Dick Skelly -- Republican Mistakes Do Us No Good If We Don't Learn From Our Own
This entry was posted on 1/12/2006 5:06 PM and is filed under republican.
If there’s one thing we should have learned from 2004, we should learn this: Proving that the other guy is wrong isn’t enough!
It’s clearly wrong and illegal for Bush to authorize domestic surveillance as he did. But that’s not enough! He protested it was a necessary part of his ‘war on terror’. We protested he was violating civil rights. If we permit the argument to be stated as a choice between civil liberties and surviving terror (as we appear to be at this point); guess what? We loose! Dick Chaney has already argued that, if Bush had these powers in 2001, 9/11 could have been avoided. He’s absolutely wrong; but absolutely effective.

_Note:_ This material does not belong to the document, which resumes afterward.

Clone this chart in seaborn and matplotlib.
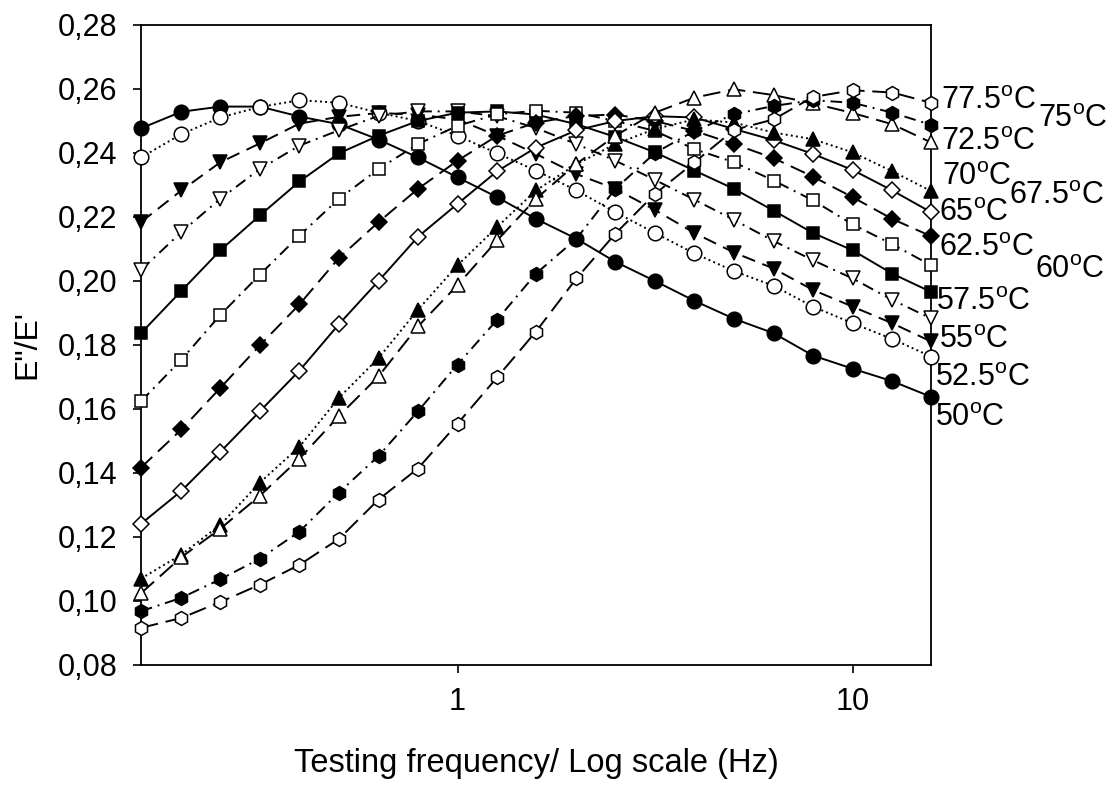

If the FISA law of the ‘70’s are ineffective for use against the terror and technology of the 21st century; we need our party’s leadership to address BOTH civil rights and the war on terror. We must take the lead on these matters and not get trapped into the either/or debate.
My true concern is that the above is merely symbolic of the rift within our party between educated liberals and working class whites. The latter were the heart and soul of our party until they were eschewed as “Joe Six-Packs” or “Archie Bunkers” in the culture wars. Bill Clinton reclaimed them briefly when he appealed to those who “work hard and play by the rules.”

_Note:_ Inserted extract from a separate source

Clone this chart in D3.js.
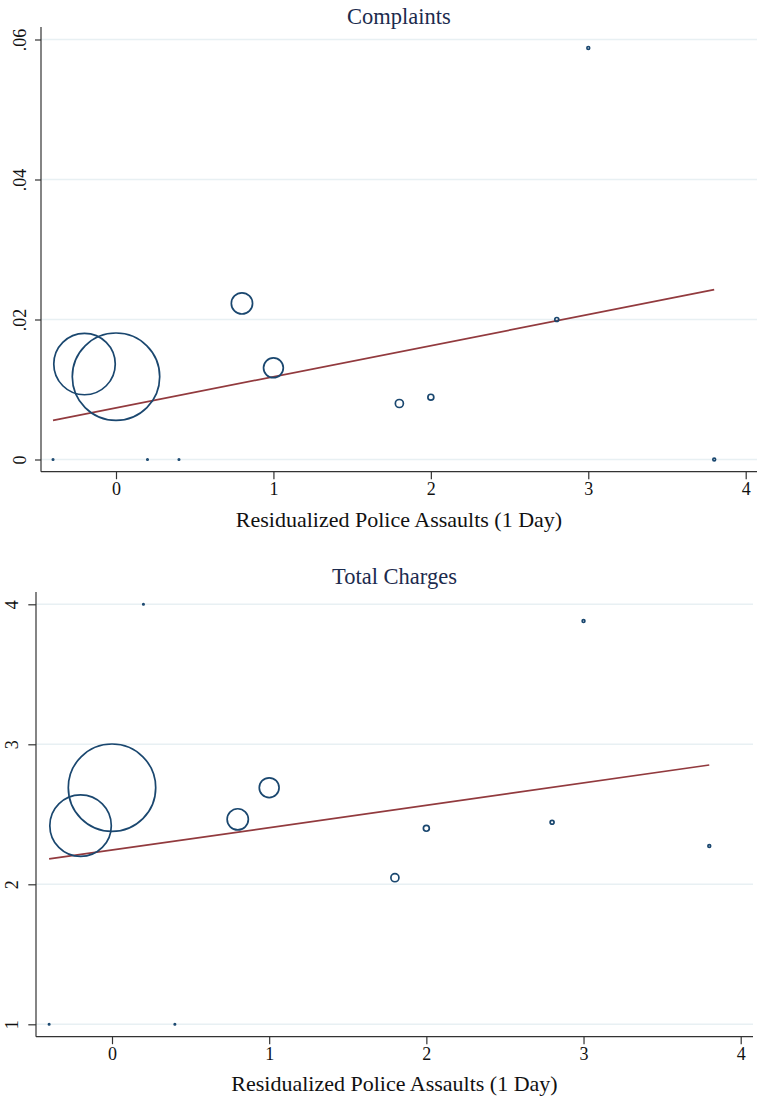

Supreme Court nominee Alito is a prime example. By every measurable economic and social standard he should have been a Democrat. He didn’t run away. He was banished. The son of working class immigrants in Trenton, N.J. who worked hard and played by the rules, he went to college with privileged liberals of the ‘60’s who didn’t work and had no rules. To a great extent it is these who are now seen as the spokesmen of our party. The residue of their earlier attitudes still alienates Middle America. Cops are thugs! Working class whites are bigots! The Military are war criminals! Their adolescent echoes still reverberate.
Like Bill before her, Hillary seems to have sensed this alienation. If not her candidacy, perhaps we can acquire some of her sense.